Thanks for making this wonderful package.
I'm trying to compute the mutual information in high-dimension but the case I am interested in is exceptionally simple and hence there may be a faster method than using the built-in function.
Specifically, I have a function $f(x_{1},\dots,x_{n})$ where $n$ is large and I would like to estimate the mutual information between the random variable $F = f(X_{1},\dots,X_{n})$ and the independent and identically distributed (iid) random variables $X_{1},\dots,X_{n}$ (so $I(F,\dots,X_{n});X_{1},\dots,X_{n})$), given a large number of samples. Given the fact that all but one variable are iid, I'm hoping the calculation simplifies dramatically.
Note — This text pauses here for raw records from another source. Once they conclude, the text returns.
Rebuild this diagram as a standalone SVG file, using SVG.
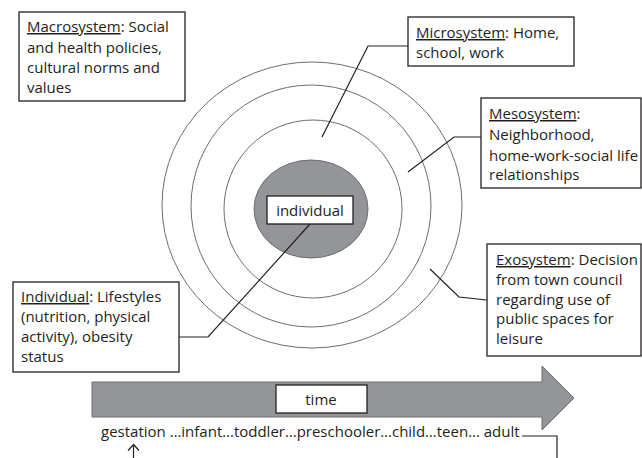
<svg xmlns="http://www.w3.org/2000/svg" width="642" height="458" viewBox="0 0 642 458">
<style>
.ring{fill:none;stroke:#6d6e71;stroke-width:1}
.box{fill:#fff;stroke:#231f20;stroke-width:1.3}
.t{font-family:"Open Sans","Noto Sans","DejaVu Sans",sans-serif;font-size:15px;fill:#231f20}
.u{text-decoration:underline}
.conn{fill:none;stroke:#231f20;stroke-width:1.2}
</style>
<rect width="642" height="458" fill="#fff"/>
<g id="rings">
<ellipse class="ring" cx="312" cy="205" rx="150" ry="143"/>
<ellipse class="ring" cx="311" cy="206" rx="120" ry="121"/>
<ellipse class="ring" cx="313" cy="209" rx="89" ry="89"/>
<ellipse cx="311" cy="209" rx="57" ry="49" fill="#939598" stroke="#6d6e71" stroke-width="1"/>
</g>
<g id="time-arrow">
<path d="M92,382 H542 V366 L574,398 L542,430 V417 H92 Z" fill="#939598" stroke="#6d6e71" stroke-width="1"/>
</g>
<g id="connectors">
<polyline class="conn" points="408,46 368,46 322,137"/>
<polyline class="conn" points="481,137 454,137 408,172"/>
<polyline class="conn" points="487,300 459,297 430,269"/>
<polyline class="conn" points="179,337 208,337 310,224"/>
<polyline class="conn" points="522,436 557,436 557,458"/>
<line class="conn" x1="133.5" y1="458" x2="133.5" y2="446" stroke-width="2"/>
<polyline class="conn" points="128,450.5 133.5,444.5 139,450.5" stroke-width="2.2"/>
</g>
<g id="individual">
<rect class="box" x="267" y="196" width="86" height="28"/>
<text class="t" x="310" y="216" text-anchor="middle">individual</text>
</g>
<g id="macrosystem">
<rect class="box" x="19" y="12" width="166" height="89"/>
<text class="t" x="27" y="32"><tspan class="u">Macrosystem</tspan>: Social</text>
<text class="t" x="27" y="53">and health policies,</text>
<text class="t" x="27" y="73">cultural norms and</text>
<text class="t" x="27" y="93">values</text>
</g>
<g id="microsystem">
<rect class="box" x="408" y="17" width="166" height="49"/>
<text class="t" x="416" y="38"><tspan class="u">Microsystem</tspan>: Home,</text>
<text class="t" x="416" y="58">school, work</text>
</g>
<g id="mesosystem">
<rect class="box" x="481" y="98" width="160" height="90"/>
<text class="t" x="489" y="119"><tspan class="u">Mesosystem</tspan>:</text>
<text class="t" x="489" y="140">Neighborhood,</text>
<text class="t" x="489" y="161">home-work-social life</text>
<text class="t" x="489" y="180">relationships</text>
</g>
<g id="exosystem">
<rect class="box" x="487" y="244" width="154" height="112"/>
<text class="t" x="496" y="265"><tspan class="u">Exosystem</tspan>: Decision</text>
<text class="t" x="496" y="285">from town council</text>
<text class="t" x="496" y="305">regarding use of</text>
<text class="t" x="496" y="324">public spaces for</text>
<text class="t" x="496" y="344">leisure</text>
</g>
<g id="individual-level">
<rect class="box" x="13" y="282" width="166" height="90"/>
<text class="t" x="21" y="302"><tspan class="u">Individual</tspan>: Lifestyles</text>
<text class="t" x="21" y="322">(nutrition, physical</text>
<text class="t" x="21" y="342">activity), obesity</text>
<text class="t" x="21" y="362">status</text>
</g>
<g id="time">
<rect class="box" x="276" y="385" width="91" height="28"/>
<text class="t" x="321" y="405" text-anchor="middle">time</text>
</g>
<g id="stages">
<text class="t" x="101" y="437">gestation …infant…toddler…preschooler…child…teen… adult</text>
</g>
</svg>
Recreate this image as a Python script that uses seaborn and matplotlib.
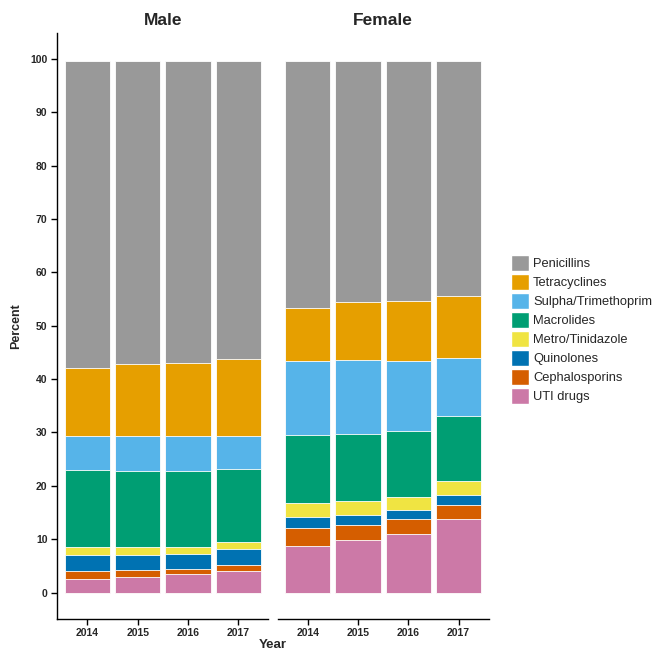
import pandas as pd
import matplotlib.pyplot as plt
import matplotlib.patches as mpatches
import seaborn as sns

years = ['2014', '2015', '2016', '2017']
drugs = ['Penicillins', 'Tetracyclines', 'Sulpha/Trimethoprim', 'Macrolides',
         'Metro/Tinidazole', 'Quinolones', 'Cephalosporins', 'UTI drugs']
colors = ['#999999', '#E69F00', '#56B4E9', '#009E73',
          '#F0E442', '#0072B2', '#D55E00', '#CC79A7']

# percent share per year (2014..2017)
male = {
    'Penicillins':         [57.6, 56.7, 56.5, 55.9],
    'Tetracyclines':       [12.7, 13.5, 13.8, 14.4],
    'Sulpha/Trimethoprim': [6.3, 6.7, 6.6, 6.2],
    'Macrolides':          [14.5, 14.1, 14.1, 13.6],
    'Metro/Tinidazole':    [1.4, 1.5, 1.3, 1.4],
    'Quinolones':          [3.1, 2.8, 2.8, 2.9],
    'Cephalosporins':      [1.4, 1.3, 1.1, 1.1],
    'UTI drugs':           [2.6, 3.0, 3.4, 4.1],
}
female = {
    'Penicillins':         [46.2, 45.1, 45.0, 44.1],
    'Tetracyclines':       [10.1, 10.9, 11.2, 11.5],
    'Sulpha/Trimethoprim': [13.7, 13.8, 13.1, 10.9],
    'Macrolides':          [12.8, 12.6, 12.4, 12.2],
    'Metro/Tinidazole':    [2.7, 2.6, 2.4, 2.6],
    'Quinolones':          [2.0, 1.9, 1.7, 1.8],
    'Cephalosporins':      [3.3, 2.9, 2.9, 2.8],
    'UTI drugs':           [8.8, 9.8, 10.9, 13.7],
}

rows = []
for sex, d in [('Male', male), ('Female', female)]:
    for drug in drugs:
        for yr, v in zip(years, d[drug]):
            rows.append({'sex': sex, 'year': yr, 'drug': drug, 'pct': v})
data = pd.DataFrame(rows)

sns.set_theme(style='white')
plt.rcParams['font.family'] = ['Liberation Sans', 'DejaVu Sans']

fig, axes = plt.subplots(1, 2, figsize=(6.57, 6.52), dpi=100, sharey=True)
fig.subplots_adjust(left=0.087, right=0.744, bottom=0.051, top=0.949, wspace=0.043)

for ax, sex in zip(axes, ['Male', 'Female']):
    sub = data[data['sex'] == sex]
    wide = sub.pivot(index='year', columns='drug', values='pct').loc[years]
    # stack from the bottom (UTI drugs) up, then draw tallest first
    cum = wide[drugs[::-1]].cumsum(axis=1)
    for drug, col in zip(drugs, colors):
        layer = cum[drug].reset_index()
        sns.barplot(data=layer, x='year', y=drug, order=years, color=col,
                    width=0.9, edgecolor='white', linewidth=0.6,
                    saturation=1, ax=ax)
    ax.set_title(sex, fontsize=12.5, fontweight='bold', pad=6)
    ax.set_xlabel('')
    ax.set_ylabel('')
    ax.set_xlim(-0.6, 3.6)
    ax.set_ylim(-4.9, 104.8)
    ax.set_yticks(range(0, 101, 10))
    for lab in ax.get_xticklabels() + ax.get_yticklabels():
        lab.set_fontweight('bold')
        lab.set_fontsize(7.5)
    ax.tick_params(axis='both', which='both', length=4, width=1, color='black',
                   bottom=True, left=(sex == 'Male'), pad=3)
    for s in ['top', 'right']:
        ax.spines[s].set_visible(False)
    ax.spines['bottom'].set_color('black')
    ax.spines['bottom'].set_linewidth(1)
    if sex == 'Male':
        ax.spines['left'].set_color('black')
        ax.spines['left'].set_linewidth(1)
    else:
        ax.spines['left'].set_visible(False)
        ax.tick_params(axis='y', left=False, labelleft=False)

axes[0].set_ylabel('Percent', fontsize=9, fontweight='bold', labelpad=6)
fig.text(273 / 657, 1 / 652, 'Year', ha='center', va='bottom',
         fontsize=9.5, fontweight='bold')

handles = [mpatches.Patch(facecolor=c, edgecolor='white', label=d)
           for d, c in zip(drugs, colors)]
fig.legend(handles=handles, loc='upper left', bbox_to_anchor=(506 / 657, 1 - 250 / 652),
           frameon=False, fontsize=9.3, handlelength=1.4, handleheight=1.5,
           labelspacing=0.25, handletextpad=0.3, borderaxespad=0)

plt.savefig('out.png', dpi=100)
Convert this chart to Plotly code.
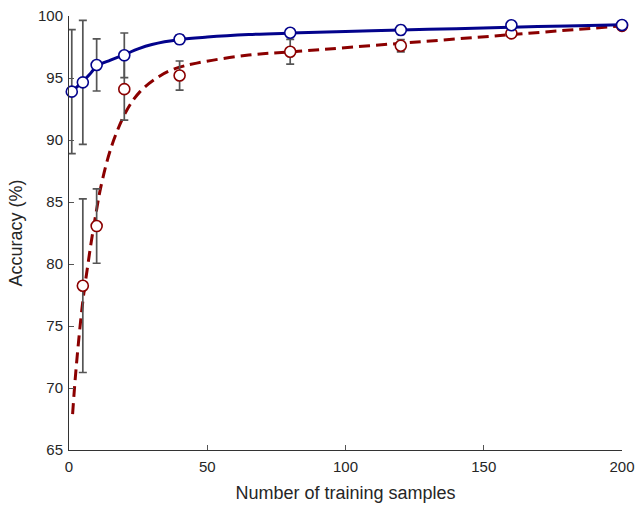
import plotly.graph_objects as go

# Measured points (mean accuracy, % and standard deviation)
samples_blue = [1, 5, 10, 20, 40, 80, 120, 160, 200]
acc_blue = [93.9, 94.65, 96.05, 96.83, 98.12, 98.65, 98.87, 99.25, 99.27]
err_blue = [5.0, 5.0, 2.1, 1.8, 0.35, 0.2, 0.35, 0.15, 0.1]

samples_red = [5, 10, 20, 40, 80, 120, 160, 200]
acc_red = [78.25, 83.06, 94.1, 95.2, 97.12, 97.6, 98.6, 99.2]
err_red = [7.0, 3.0, 2.5, 1.17, 1.0, 0.5, 0.15, 0.1]

# Fitted curves
fit_blue_x = [1, 3, 5, 7.5, 10, 15, 20, 25, 30, 40, 50, 65, 80, 100, 120, 140, 160, 180, 200]
fit_blue_y = [93.9, 94.3, 94.72, 95.3, 95.95, 96.45, 96.88, 97.35, 97.7, 98.1, 98.3, 98.5,
              98.62, 98.75, 98.87, 98.98, 99.1, 99.2, 99.3]

fit_red_x = [1.3, 2.2, 3.4, 5, 6.8, 8.2, 10, 11.5, 15.4, 20.9, 25.7, 31.7, 37.7, 46.2,
             65, 83, 120, 160, 200]
fit_red_y = [67.9, 70.6, 73.6, 77.0, 79.9, 82.0, 84.4, 86.2, 89.5, 92.4, 93.9, 95.0, 95.7,
             96.2, 96.85, 97.15, 97.8, 98.5, 99.2]

x_ticks = [0, 50, 100, 150, 200]
y_ticks = [65, 70, 75, 80, 85, 90, 95, 100]

BLUE = "#03038c"
RED = "#8b0000"
GRAY = "#555555"
FAMILY = "Liberation Sans, Arial, sans-serif"

fig = go.Figure()

fig.add_trace(go.Scatter(x=fit_red_x, y=fit_red_y, mode="lines", line_shape="spline",
                         line=dict(color=RED, width=3, dash="11px,6px"),
                         cliponaxis=False, showlegend=False, hoverinfo="skip"))
fig.add_trace(go.Scatter(x=fit_blue_x, y=fit_blue_y, mode="lines", line_shape="spline",
                         line=dict(color=BLUE, width=3),
                         cliponaxis=False, showlegend=False, hoverinfo="skip"))

fig.add_trace(go.Scatter(x=samples_red, y=acc_red, mode="markers",
                         marker=dict(symbol="circle", size=11, color="white",
                                     line=dict(color=RED, width=1.6)),
                         error_y=dict(type="data", array=err_red, color=GRAY,
                                      thickness=1.7, width=4),
                         cliponaxis=False, showlegend=False))
fig.add_trace(go.Scatter(x=samples_blue, y=acc_blue, mode="markers",
                         marker=dict(symbol="circle", size=11, color="white",
                                     line=dict(color=BLUE, width=1.6)),
                         error_y=dict(type="data", array=err_blue, color=GRAY,
                                      thickness=1.7, width=4),
                         cliponaxis=False, showlegend=False))

tick_font = dict(family=FAMILY, size=15, color="#262626")
title_font = dict(family=FAMILY, size=18, color="#262626")

fig.update_layout(
    width=635, height=509,
    margin=dict(l=69, r=13, t=16, b=59),
    paper_bgcolor="white", plot_bgcolor="white",
    font=tick_font,
    xaxis=dict(range=[0, 200], tickvals=x_ticks, ticks="inside", ticklen=5,
               tickcolor="#555555", tickwidth=1, showline=True, linecolor="#333333",
               linewidth=1, showgrid=False, zeroline=False, tickfont=tick_font,
               automargin=False, ticklabeloverflow="allow", ticklabelstandoff=3,
               title=dict(text="Number of training samples", standoff=12, font=title_font)),
    yaxis=dict(range=[65, 100], tickvals=y_ticks, ticks="inside", ticklen=5,
               tickcolor="#555555", tickwidth=1, showline=True, linecolor="#333333",
               linewidth=1, showgrid=False, zeroline=False, tickfont=tick_font,
               automargin=False, ticklabeloverflow="allow", ticklabelstandoff=2,
               title=dict(text="Accuracy (%)", standoff=10, font=title_font)),
)

fig.write_html(
    "out.html",
    config={"displayModeBar": False},
    post_script="document.body.style.margin='0';document.body.style.overflow='hidden';",
)
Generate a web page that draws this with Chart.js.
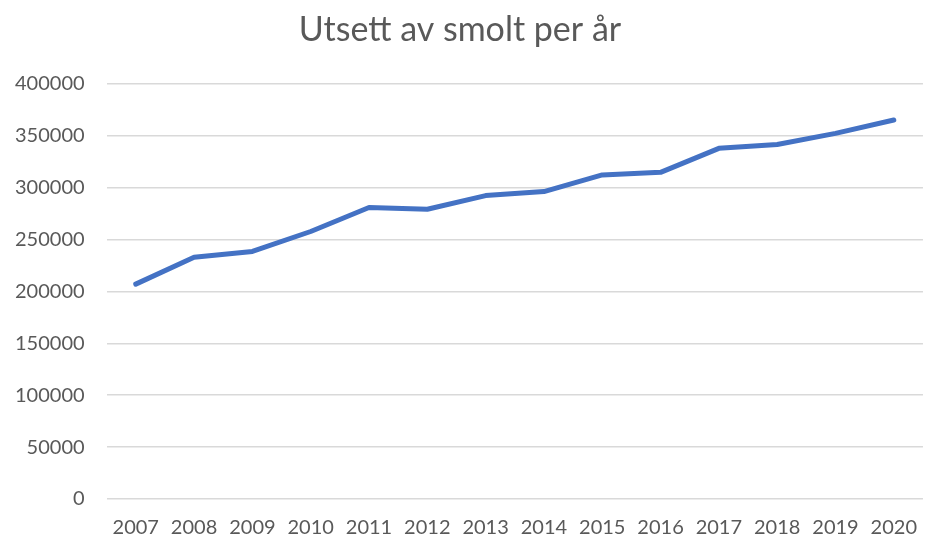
<!DOCTYPE html>
<html>
<head>
<meta charset="utf-8">
<script src="https://cdn.jsdelivr.net/npm/chart.js@4/dist/chart.umd.min.js"></script>
<style>
  html, body { margin: 0; padding: 0; background: #fff; }
  #wrap { width: 926px; height: 540px; }
</style>
</head>
<body>
<div id="wrap"><canvas id="smoltChart"></canvas></div>
<script>
const years = ["2007", "2008", "2009", "2010", "2011", "2012", "2013",
               "2014", "2015", "2016", "2017", "2018", "2019", "2020"];
const smolt = [207000, 233000, 238500, 257700, 280800, 279100, 292300,
               296200, 312200, 314700, 337800, 341600, 352200, 365100];
const chartTitle = "Utsett av smolt per år";

const grey = "#595959";

new Chart(document.getElementById("smoltChart"), {
    type: "line",
    data: {
        labels: years,
        datasets: [{
            data: smolt,
            borderColor: "#4472C4",
            borderWidth: 5,
            pointRadius: 0,
            tension: 0,
            borderCapStyle: "round",
            borderJoinStyle: "round"
        }]
    },
    options: {
        responsive: true,
        maintainAspectRatio: false,
        animation: false,
        layout: { padding: { left: -7, right: -1, top: 8, bottom: -9 } },
        plugins: {
            legend: { display: false },
            tooltip: { enabled: false },
            title: {
                display: true,
                text: chartTitle,
                color: grey,
                font: { family: "Lato", size: 34, weight: "normal" },
                padding: { top: 2, bottom: 33 }
            }
        },
        scales: {
            x: {
                offset: true,
                grid: { display: false },
                border: { display: false },
                ticks: {
                    color: grey,
                    font: { family: "Lato", size: 20 },
                    padding: 9,
                    maxRotation: 0
                }
            },
            y: {
                min: 0,
                max: 400000,
                grid: { color: "#d9d9d9", lineWidth: 1.5, drawTicks: false },
                border: { display: false },
                ticks: {
                    stepSize: 50000,
                    color: grey,
                    font: { family: "Lato", size: 20 },
                    padding: 22,
                    callback: v => String(v)
                }
            }
        }
    }
});
</script>
</body>
</html>
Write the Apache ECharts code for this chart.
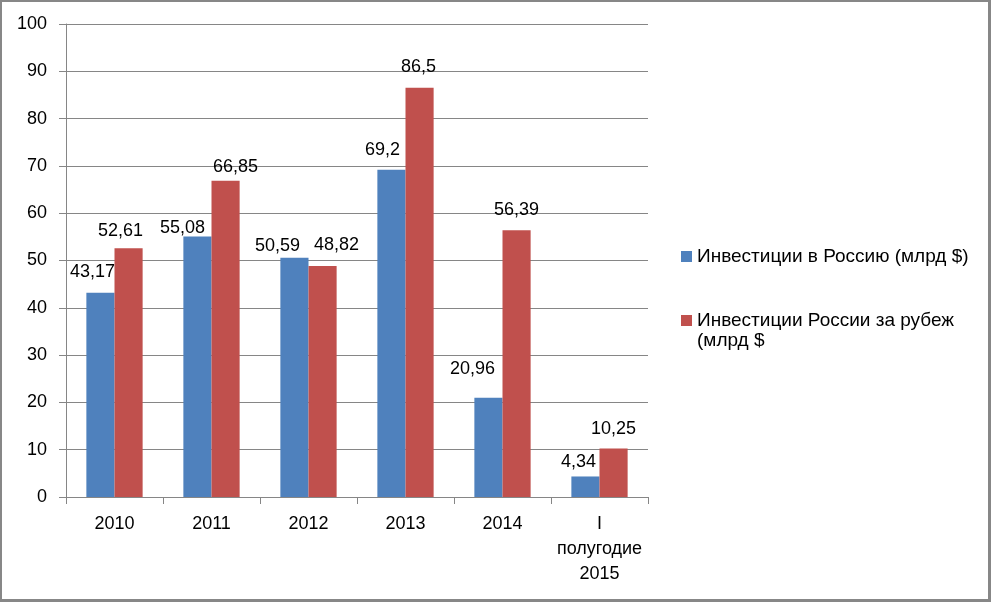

The documentation has a comment which is rather suggestive but I confess I don't really understand what is being said:
"On the other hand, in high-dimensions, KDTree’s are not very good, and you might be reduced to the speed of brute force $N^2$ search for nearest neighbors. If $N$ is too big, I recommend using multiple, random, small subsets of points ($N′ << N$) to estimate entropies, then average over them."
If I have $N$ samples of the form ${F, X_{1},\dots, X_{n} }{i}$, where $i$ runs from 1 to $N$, is this just saying that one should take a subset $M < N$ of these samples and compute the mutual information, do this multiple times, and then average them? Or is it saying to somehow construct the mutual information by some averaging of lower dimension samples ${F, X{1},\dots, X_{m} }_{i}$, where $m < n$. If the former, then why is this advantageous to using the built-in method? If the latter, then how exactly does this work?
However, this question about the documentation may not be relevant. Perhaps there is a more direct way of answering my primary question.
Thanks again for the wonderful code!